It needs the right temperature to bloom
To open to its surroundings
In full disclosure without apology
For the time it took to recognize
It’s power and purpose
For the time it took to grow
I used to think there were only
Two realities for this lotus heart--
Stuck in the mud of suffering
Or fully open to the sun
And never contemplated
The possibility of still blooming
After reading an article from The Mindful Self-compassion February newsletter, I was struck by these words:
“And so, for today, I practice self-compassion by congratulating myself on how far I have come – and I refuse to beat myself up over how far I have yet to go.”
How often do I hold myself to a higher standard, some ideal that’s hard to perfect? If I’m stuck in the mud of suffering, I must have done something wrong. I forget that causes and conditions affect certain outcomes that are beyond my control. And if I’m in full bloom, radiant and joyfully open to the sun, there is a subtle expectation that it must always be this way. No other version is worth acknowledging.

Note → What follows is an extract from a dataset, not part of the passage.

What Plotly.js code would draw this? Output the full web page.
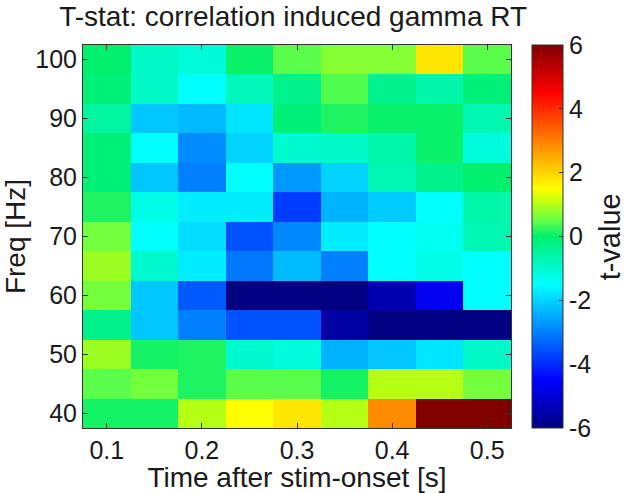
<!DOCTYPE html>
<html>
<head>
<meta charset="utf-8">
<script src="https://cdn.plot.ly/plotly-3.0.1.min.js"></script>
<style>
html,body{margin:0;padding:0;background:#fff;}
#chart{width:640px;height:493px;}
</style>
</head>
<body>
<div id="chart"></div>
<script>
// Time bins (s)
var timeBins = [0.1, 0.15, 0.2, 0.25, 0.3, 0.35, 0.4, 0.45, 0.5];
// Frequency bins (Hz)
var freqBins = [40, 45, 50, 55, 60, 65, 70, 75, 80, 85, 90, 95, 100];
// t-values per frequency row (40 Hz -> 100 Hz), columns follow timeBins
var t40  = [0.1, 0.1, 1.0, 1.5, 1.8, 1.0, 2.85, 6, 6];
var t45  = [0.45, 0.6, 0.15, 0.45, 0.45, 0.1, 1.0, 1.0, 0.6];
var t50  = [0.85, 0.1, 0.15, -1.0, -1.15, -2.4, -2.15, -1.8, -0.9];
var t55  = [-0.3, -2.15, -3.0, -3.55, -3.55, -5.6, -6, -6, -6];
var t60  = [0.6, -2.15, -3.45, -6, -6, -6, -5.4, -4.7, -1.5];
var t65  = [0.85, -1.0, -1.7, -3.1, -2.3, -3.0, -1.5, -1.25, -1.5];
var t70  = [0.6, -1.5, -1.9, -3.55, -2.9, -1.7, -1.5, -1.35, -0.7];
var t75  = [0.15, -1.25, -1.7, -1.7, -3.8, -2.4, -2.1, -1.5, -0.6];
var t80  = [-0.1, -2.15, -3.0, -1.5, -2.7, -2.0, -0.7, -0.3, 0.0];
var t85  = [-0.1, -1.5, -2.85, -2.0, -1.0, -0.9, -0.6, 0.05, -1.15];
var t90  = [-0.5, -2.15, -2.3, -1.8, -0.1, 0.15, 0.05, 0.05, -0.7];
var t95  = [-0.1, -0.9, -1.5, -0.8, -0.3, 0.4, -0.3, -0.6, -0.1];
var t100 = [0.0, -0.9, -1.1, 0.05, 0.45, 0.7, 0.7, 1.8, 0.45];
var xTicks = [0.1, 0.2, 0.3, 0.4, 0.5];
var xTickText = ['0.1', '0.2', '0.3', '0.4', '0.5'];
var yTicks = [40, 50, 60, 70, 80, 90, 100];
var cbTicks = [-6, -4, -2, 0, 2, 4, 6];

var z = [t40, t45, t50, t55, t60, t65, t70, t75, t80, t85, t90, t95, t100];

var jetLike = [
  [0, 'rgb(0,0,128)'],
  [0.125, 'rgb(0,0,255)'],
  [0.375, 'rgb(0,255,255)'],
  [0.5, 'rgb(0,240,110)'],
  [0.5417, 'rgb(100,255,70)'],
  [0.5833, 'rgb(180,255,20)'],
  [0.625, 'rgb(255,255,0)'],
  [0.875, 'rgb(255,0,0)'],
  [1, 'rgb(128,0,0)']
];

var fontFam = '"Liberation Sans", Arial, sans-serif';
var txtColor = '#1a1a1a';
var tickSize = 25;
var titleSize = 28;

var trace = {
  type: 'heatmap',
  x: timeBins,
  y: freqBins,
  z: z,
  zmin: -6,
  zmax: 6,
  zsmooth: false,
  colorscale: jetLike,
  colorbar: {
    x: 1.049,
    xanchor: 'left',
    xpad: 0,
    ypad: 0,
    y: 0.5,
    yanchor: 'middle',
    len: 1,
    lenmode: 'fraction',
    thickness: 31,
    thicknessmode: 'pixels',
    outlinewidth: 1,
    outlinecolor: '#333',
    tickvals: cbTicks,
    ticktext: cbTicks.map(String),
    ticks: 'inside',
    ticklen: 4,
    tickcolor: '#333',
    tickfont: {family: fontFam, size: tickSize, color: txtColor}
  }
};

var layout = {
  width: 640,
  height: 493,
  margin: {l: 83, r: 129, t: 45, b: 65},
  paper_bgcolor: '#fff',
  plot_bgcolor: '#fff',
  font: {family: fontFam, color: txtColor},
  title: {
    text: 'T-stat: correlation induced gamma RT',
    font: {family: fontFam, size: titleSize, color: txtColor},
    x: 0.458, xanchor: 'center',
    y: 0.968, yanchor: 'middle', yref: 'container'
  },
  xaxis: {
    range: [0.075, 0.525],
    tickvals: xTicks,
    ticktext: xTickText,
    ticks: 'inside',
    ticklen: 5,
    tickcolor: '#333',
    showline: true,
    linecolor: '#333',
    linewidth: 1,
    mirror: 'ticks',
    showgrid: false,
    zeroline: false,
    tickfont: {family: fontFam, size: tickSize, color: txtColor},
    title: {text: 'Time after stim-onset [s]', font: {family: fontFam, size: titleSize, color: txtColor}, standoff: 0}
  },
  yaxis: {
    range: [37.5, 102.5],
    tickvals: yTicks,
    ticks: 'inside',
    ticklen: 5,
    tickcolor: '#333',
    showline: true,
    linecolor: '#333',
    linewidth: 1,
    mirror: 'ticks',
    showgrid: false,
    zeroline: false,
    tickfont: {family: fontFam, size: tickSize, color: txtColor},
    title: {text: 'Freq [Hz]', font: {family: fontFam, size: titleSize, color: txtColor}, standoff: 2}
  },
  annotations: [{
    text: 't-value',
    xref: 'paper', yref: 'paper',
    x: 1.231, y: 0.5,
    xanchor: 'center', yanchor: 'middle',
    textangle: -90,
    showarrow: false,
    font: {family: fontFam, size: 29, color: txtColor}
  }]
};

Plotly.newPlot('chart', [trace], layout, {displayModeBar: false, staticPlot: true});
</script>
</body>
</html>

As I was having dinner with a dear friend this week, she pointed to the jasmine bud in my teacup. I stopped paying attention to it after pictures were taken and we were savoring dinner and sweet conversation. “Look. It’s still blooming!”
It’s helpful to remember that just as the jasmine tea bud needs the optimal temperature to bloom, so does this heart-mind. It takes time to understand each moment and what it requires. There are times when skillful speech and action are the norm, and times when I’m triggered by old patterns. To open to my surroundings in full disclosure without apology, to feel power and purpose at the core of my being, I need to remember there are more than two realities.
I am not a static being, but forever changing. There is forgiveness for forgetting that I am still blooming.